I recently took part in Frighten Brighton, where I had a stall, I sold the most I have ever sold at an event. I didn't really know how to react, I was happy of course, but also shocked that people really liked my work. I worked really hard making all my little treats, why shouldn't I be proud of myself, well for the first time I was and it felt great! I think having achievable standards and working hard will be the way forward for me. I think buy asking yourself fair questions and planning your work through helps enormously. Don't put pressure on yourself and look at your work and be proud of yourself because you made it!


  1. "if people around you are beaming with pride at your achievements you should listen to them"

    You've absolutely hit the nail on the head there!

    I'm usually quick to dismiss my friends and family (because they're duty-bound to be nice to me) BUT am learning to hear the difference between "I have to say this because I'm your friend" and "No - I REALLY like this!". And if they really do like it, then it stands to reason that their friends will like it... and their friends... and the public at large. :) I'm going to start using your checklist!

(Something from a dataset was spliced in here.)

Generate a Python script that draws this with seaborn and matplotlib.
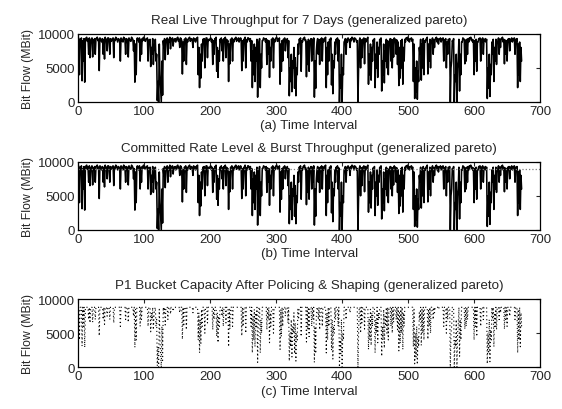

    It's so easy to be self-critical - and I'm really glad you wrote this and also really glad that you did so well at Frighten Brighton because your work is wonderful, affordable and beautifully made.

  2. This is me too, I convince myself that no one would want to buy my things…why would they, and the worry doesn't end when my items sell either, I always live with the thought that someone may return my item – touch wood, they never have.

    Don't get me wrong, I make sure my products are up to a really high standard before I even think about selling them but when you put so much time and care into something, you are selling a part of who you are… and this is why I lack confidence.

    I, like you, put myself out of my comfort zone and also sold the most I ever have, and it's on going, but I still worry!

    But I think that our weakness of insecurity is probably a really big strength, without this maybe our products wouldn't be to such a high standard! Maybe we'd sell something that wasn't perfect. Maybe we wouldn't believe quite so much in our products!

    I found your post so reassuring, I thought it was just me!

    Thanks for boosting my confidence!

  3. Ooh, great post!

    I also think once you gain that confidence in what you are making and selling, that confidence shines through and actually helps you to make more sales!

    The times I've done worst at craft fairs have been when I was most worried that people wouldn't like what I was selling or I was worried that people wouldn't buy enough to cover the cost of the stall.

    I think that makes it important to chose fairs and events based on where people who are looking for what I'm selling are gonna be! I'm not surprised you did really really well at Frighten Brighton as I'd imagine that that is exactly the market you want to aim your lovely work at!:D

    I was also really unconfident in what I was making, but I've decided to listen to the nice things that people say about them and actually believe it ;)YAY!!